EXERCISE DESCRIPTION: Copy each line that contains the string "Write".

◆ ◆ ◆ ◆ ◆ ◆ ◆

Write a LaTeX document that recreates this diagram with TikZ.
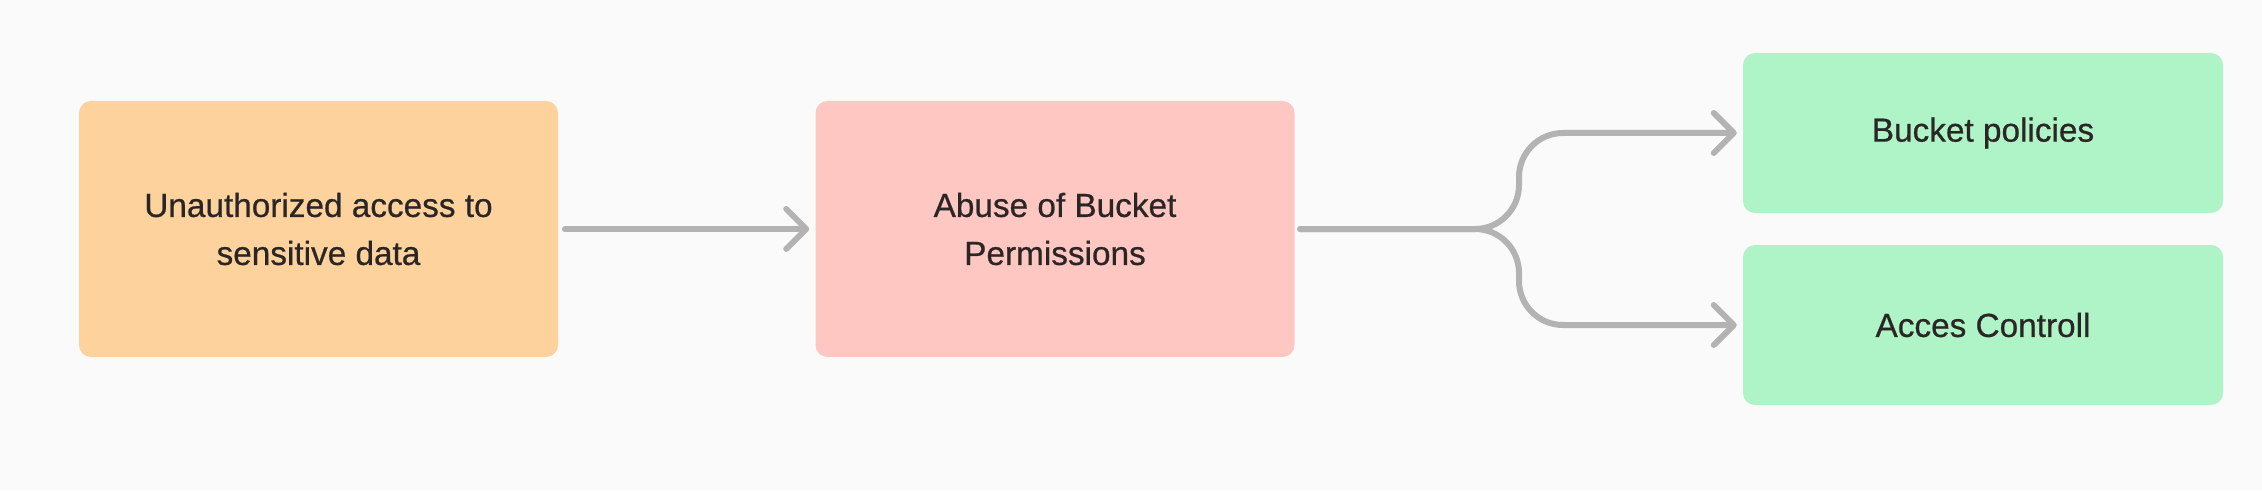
\documentclass[tikz,border=0pt]{standalone}
\usepackage{xcolor}
\usepackage{fontspec}
\setmainfont{Liberation Sans}[FakeBold=0.6]
\usetikzlibrary{arrows.meta}
\definecolor{bgcol}{HTML}{FAFAFA}
\definecolor{orangebox}{HTML}{FDD29C}
\definecolor{redbox}{HTML}{FFC7C2}
\definecolor{greenbox}{HTML}{AFF4C6}
\definecolor{linkcol}{HTML}{B3B3B3}
\definecolor{txtcol}{HTML}{2B2626}
\tikzset{flowbox/.style={rounded corners=9pt,align=center,text=txtcol,
    font=\fontsize{25}{36}\selectfont,inner sep=0pt},
  bigbox/.style={flowbox,minimum width=359.25pt,minimum height=192pt},
  smallbox/.style={flowbox,minimum width=360pt,minimum height=120pt},
  link/.style={draw=linkcol,line width=4.5pt,line cap=round,
    -{Straight Barb[length=15pt,width=30pt,line width=4.5pt,line cap=round,line join=round]}}}

\begin{document}
\begin{tikzpicture}[x=0.75pt,y=0.75pt]
    \fill[bgcol] (0,0) rectangle (2262,490);
    \useasboundingbox (0,0) rectangle (2262,490);

    \node [bigbox,fill=orangebox] (threat) at (318.5,261) {Unauthorized access to\\sensitive data};
    \node [bigbox,fill=redbox] (abuse) at (1055,261) {Abuse of Bucket\\Permissions};
    \node [smallbox,fill=greenbox] (policies) at (1983,357) {Bucket policies};
    \node [smallbox,fill=greenbox] (control) at (1983,165) {Acces Controll};

    \coordinate (fork) at (1519,261);

    \draw [link,shorten <=5pt,shorten >=4.5pt] (threat) -- (abuse);
    \draw [link,rounded corners=33pt,shorten >=4.5pt] ([xshift=4pt]abuse.east) -- (fork) |- (policies.west);
    \draw [link,rounded corners=33pt,shorten >=4.5pt] ([xshift=4pt]abuse.east) -- (fork) |- (control.west);
\end{tikzpicture}
\end{document}
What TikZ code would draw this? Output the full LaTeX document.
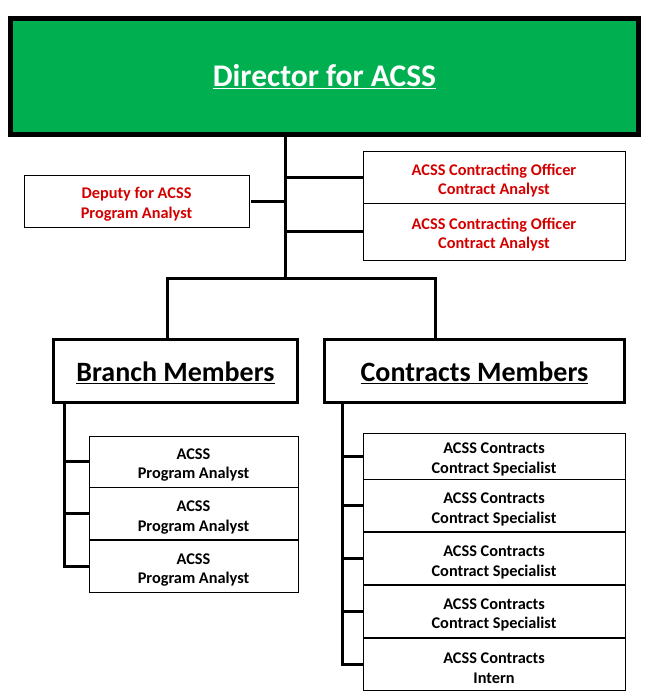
\documentclass[tikz,border=0pt]{standalone}
\usepackage{fontspec}
\setmainfont{Carlito}
\usepackage{tikz}
\usetikzlibrary{positioning}
\definecolor{dirgreen}{RGB}{0,176,80}
\definecolor{posred}{RGB}{212,0,0}
\newcommand{\twoline}[2]{\rule{0pt}{17.5pt}#1\\#2}
\tikzset{
    director/.style={rectangle, minimum width=628pt, minimum height=116pt, line width=5pt, draw=black, fill=dirgreen, text=white, font=\bfseries\fontsize{31.5}{36}\selectfont},
    group/.style={rectangle, minimum height=63pt, line width=3pt, draw=black, fill=white, font=\bfseries\fontsize{28}{32}\selectfont, execute at begin node={\rule{0pt}{24pt}}},
    post/.style={rectangle, minimum width=262pt, minimum height=52pt, draw=black, line width=0.9pt, fill=white, align=center, font=\bfseries\fontsize{16.3}{19.5}\selectfont, inner sep=0pt},
    redpost/.style={post, text=posred},
    link/.style={line width=3pt, line cap=rect}
}
\begin{document}
\begin{tikzpicture}[x=1pt, y=-1pt]
    \useasboundingbox (0,0) rectangle (656,694);
    % top
    \node (dir) [director] at (324.5,76.5) {\underline{Director for ACSS}};
    \node (dep) [redpost, minimum width=225pt] at (136.5,201) {\twoline{Deputy for ACSS}{Program Analyst}};
    \node (co1) [redpost, minimum height=52pt] at (494,177.5) {\twoline{ACSS Contracting Officer}{Contract Analyst}};
    \node (co2) [redpost, minimum height=57pt] at (494,231.5) {\twoline{ACSS Contracting Officer}{Contract Analyst}};
    % groups
    \node (br) [group, minimum width=244pt] at (175.5,371) {\underline{Branch Members}};
    \node (cm) [group, minimum width=300pt] at (474.5,371) {\underline{Contracts Members}};
    % branch members
    \node (pa1) [post, minimum width=209pt, minimum height=51pt] at (193.5,461.5) {\twoline{ACSS}{Program Analyst}};
    \node (pa2) [post, minimum width=209pt, below=0pt of pa1] {\twoline{ACSS}{Program Analyst}};
    \node (pa3) [post, minimum width=209pt, below=0pt of pa2] {\twoline{ACSS}{Program Analyst}};
    % contracts members
    \node (cs1) [post, minimum height=46pt] at (494,456) {\twoline{ACSS Contracts}{Contract Specialist}};
    \node (cs2) [post, below=0pt of cs1] {\twoline{ACSS Contracts}{Contract Specialist}};
    \node (cs3) [post, below=0pt of cs2] {\twoline{ACSS Contracts}{Contract Specialist}};
    \node (cs4) [post, below=0pt of cs3] {\twoline{ACSS Contracts}{Contract Specialist}};
    \node (in1) [post, below=0pt of cs4] {\twoline{ACSS Contracts}{Intern}};

    \coordinate (split) at (285,278);
    \coordinate (bl) at (167,278);
    \coordinate (cl) at (435,278);
    \coordinate (bx) at (64,0);
    \coordinate (cx) at (342,0);

    \draw [link] (dir.south -| split) -- (split);
    \draw [link] (br.north -| bl) -- (bl) -- (cl) -- (cm.north -| cl);
    \draw [link] ([xshift=3pt]dep.east) -- (dep.east -| split);
    \draw [link] (co1.west) -- (co1.west -| split);
    \draw [link] (co2.west) -- ([xshift=3pt]co2.west -| split);

    \draw [link] (br.south -| bx) -- (pa3.west -| bx) -- (pa3.west);
    \draw [link] (pa1.west -| bx) -- (pa1.west);
    \draw [link] (pa2.west -| bx) -- (pa2.west);

    \draw [link] (cm.south -| cx) -- (in1.west -| cx) -- (in1.west);
    \draw [link] (cs1.west -| cx) -- (cs1.west);
    \draw [link] (cs2.west -| cx) -- (cs2.west);
    \draw [link] (cs3.west -| cx) -- (cs3.west);
    \draw [link] (cs4.west -| cx) -- (cs4.west);
\end{tikzpicture}
\end{document}
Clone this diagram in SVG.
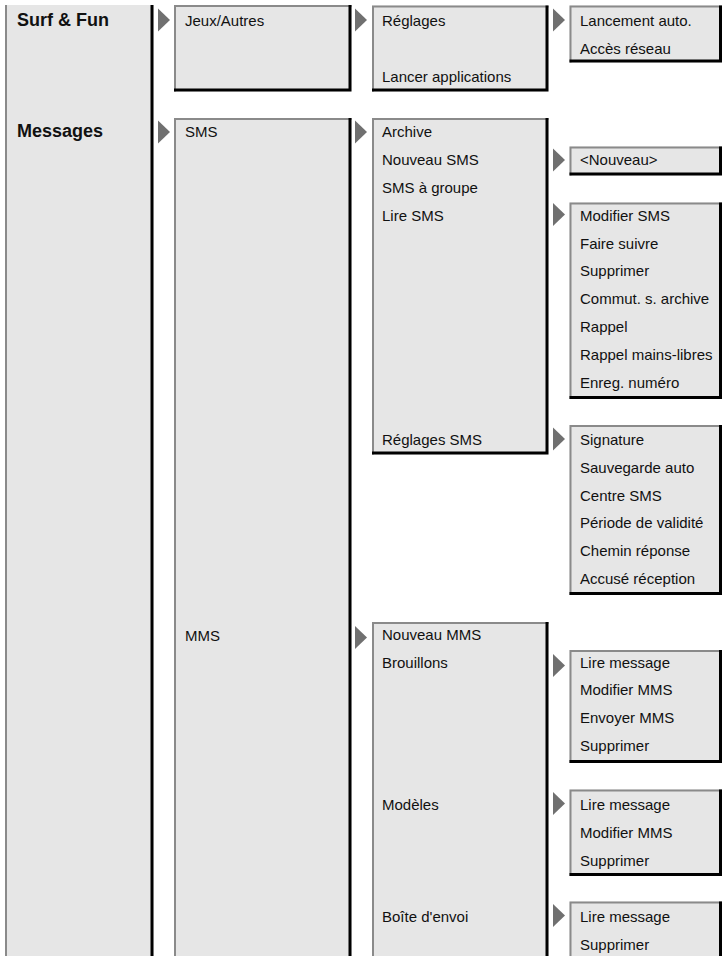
<svg xmlns="http://www.w3.org/2000/svg" width="722" height="956" viewBox="0 0 722 956">
<style>
.f{fill:#e6e6e6}
.lt{stroke:#8a8a8a;stroke-width:2;fill:none}
.dk{stroke:#000;stroke-width:3;fill:none}
text{font-family:"Liberation Sans",Arial,sans-serif;font-size:15px;fill:#111}
.h{font-weight:bold;font-size:18px}
.arr{fill:#707070}
</style>
<rect width="722" height="956" fill="#fff"/>
<g id="col1-menu">
<rect class="f" x="5" y="5" width="148.5" height="960"/>
<path class="lt" d="M6,965V5"/>
<path class="dk" d="M152,5V965"/>
<text class="h" x="17" y="26">Surf &amp; Fun</text>
<text class="h" x="17" y="137">Messages</text>
</g>
<g id="jeux">
<rect class="f" x="174" y="5" width="177.5" height="86.5"/>
<path class="lt" d="M175,91.5V6H351.5"/>
<path class="dk" d="M350,5V90H174"/>
<text x="185" y="26">Jeux/Autres</text>
</g>
<g id="messages-sub">
<rect class="f" x="174" y="118" width="177.5" height="850"/>
<path class="lt" d="M175,968V119H351.5"/>
<path class="dk" d="M350,118V968"/>
<text x="185" y="137">SMS</text>
<text x="185" y="641">MMS</text>
</g>
<g id="jeux-sub">
<rect class="f" x="372" y="5.5" width="176.5" height="86"/>
<path class="lt" d="M373,91.5V6.5H548.5"/>
<path class="dk" d="M547,5.5V90H372"/>
<text x="382" y="26">Réglages</text>
<text x="382" y="81.7">Lancer applications</text>
</g>
<g id="sms-sub">
<rect class="f" x="372" y="118" width="176.5" height="336.5"/>
<path class="lt" d="M373,454.5V119H548.5"/>
<path class="dk" d="M547,118V453H372"/>
<text x="382" y="137">Archive</text>
<text x="382" y="165">Nouveau SMS</text>
<text x="382" y="192.7">SMS à groupe</text>
<text x="382" y="220.7">Lire SMS</text>
<text x="382" y="445">Réglages SMS</text>
</g>
<g id="mms-sub">
<rect class="f" x="372" y="622" width="176.5" height="346"/>
<path class="lt" d="M373,968V623H548.5"/>
<path class="dk" d="M547,622V968"/>
<text x="382" y="640">Nouveau MMS</text>
<text x="382" y="667.5">Brouillons</text>
<text x="382" y="810">Modèles</text>
<text x="382" y="922">Boîte d'envoi</text>
</g>
<g id="reglages-sub">
<rect class="f" x="569.5" y="5.5" width="152.5" height="57"/>
<path class="lt" d="M570.5,62.5V6.5H722"/>
<path class="dk" d="M720.5,5.5V61H569.5"/>
<text x="580" y="26">Lancement auto.</text>
<text x="580" y="53.5">Accès réseau</text>
</g>
<g id="nouveau-sms-sub">
<rect class="f" x="569.5" y="146.5" width="152.5" height="29"/>
<path class="lt" d="M570.5,175.5V147.5H722"/>
<path class="dk" d="M720.5,146.5V174H569.5"/>
<text x="580" y="165">&lt;Nouveau&gt;</text>
</g>
<g id="lire-sms-sub">
<rect class="f" x="569.5" y="202.5" width="152.5" height="196.5"/>
<path class="lt" d="M570.5,399V203.5H722"/>
<path class="dk" d="M720.5,202.5V397.5H569.5"/>
<text x="580" y="220.7">Modifier SMS</text>
<text x="580" y="248.5">Faire suivre</text>
<text x="580" y="276.3">Supprimer</text>
<text x="580" y="304.1">Commut. s. archive</text>
<text x="580" y="331.9">Rappel</text>
<text x="580" y="359.7">Rappel mains-libres</text>
<text x="580" y="387.5">Enreg. numéro</text>
</g>
<g id="reglages-sms-sub">
<rect class="f" x="569.5" y="425" width="152.5" height="170"/>
<path class="lt" d="M570.5,595V426H722"/>
<path class="dk" d="M720.5,425V593.5H569.5"/>
<text x="580" y="445">Signature</text>
<text x="580" y="472.8">Sauvegarde auto</text>
<text x="580" y="500.6">Centre SMS</text>
<text x="580" y="528.4">Période de validité</text>
<text x="580" y="556.2">Chemin réponse</text>
<text x="580" y="584">Accusé réception</text>
</g>
<g id="brouillons-sub">
<rect class="f" x="569.5" y="650" width="152.5" height="113"/>
<path class="lt" d="M570.5,763V651H722"/>
<path class="dk" d="M720.5,650V761.5H569.5"/>
<text x="580" y="667.5">Lire message</text>
<text x="580" y="695.3">Modifier MMS</text>
<text x="580" y="723">Envoyer MMS</text>
<text x="580" y="751">Supprimer</text>
</g>
<g id="modeles-sub">
<rect class="f" x="569.5" y="789.5" width="152.5" height="86.5"/>
<path class="lt" d="M570.5,876V790.5H722"/>
<path class="dk" d="M720.5,789.5V874.5H569.5"/>
<text x="580" y="810">Lire message</text>
<text x="580" y="838">Modifier MMS</text>
<text x="580" y="866">Supprimer</text>
</g>
<g id="boite-sub">
<rect class="f" x="569.5" y="901.5" width="152.5" height="66"/>
<path class="lt" d="M570.5,968V902.5H722"/>
<path class="dk" d="M720.5,901.5V968"/>
<text x="580" y="922">Lire message</text>
<text x="580" y="950">Supprimer</text>
</g>
<g id="connectors" class="arr">
<path d="M158,8.5L170,20L158,31.5Z"/>
<path d="M158,120.5L170,132L158,143.5Z"/>
<path d="M355,8.5L367,20L355,31.5Z"/>
<path d="M355,120.5L367,132L355,143.5Z"/>
<path d="M355,626L367,637.5L355,649Z"/>
<path d="M553,8.5L565,20L553,31.5Z"/>
<path d="M553,148.5L565,160L553,171.5Z"/>
<path d="M553,203L565,214.5L553,226Z"/>
<path d="M553,427.5L565,439L553,450.5Z"/>
<path d="M553,654L565,665.5L553,677Z"/>
<path d="M553,792L565,803.5L553,815Z"/>
<path d="M553,904L565,915.5L553,927Z"/>
</g>
</svg>
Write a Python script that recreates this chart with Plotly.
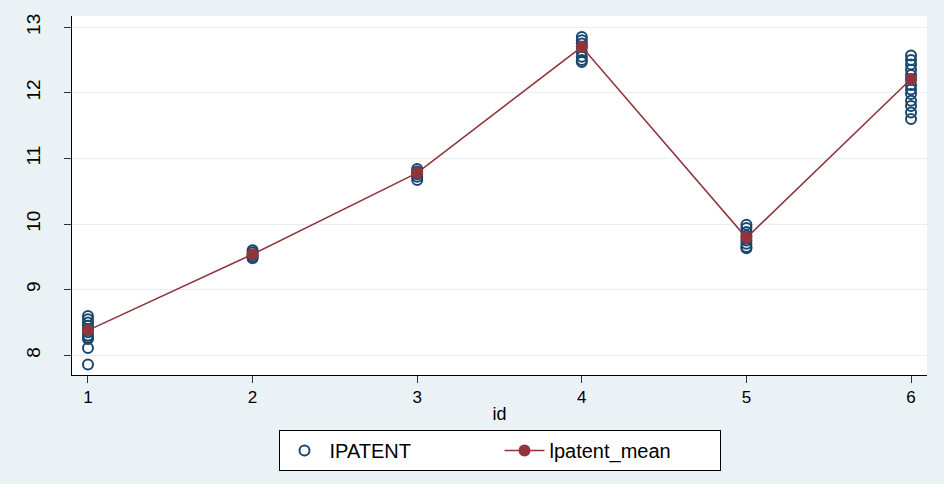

◆ ◆ ◆ ◆ ◆ ◆ ◆

EXERCISE SOLUTION:
Write a LaTeX document that recreates this diagram with TikZ.
Write a Python script that recreates this chart with Plotly.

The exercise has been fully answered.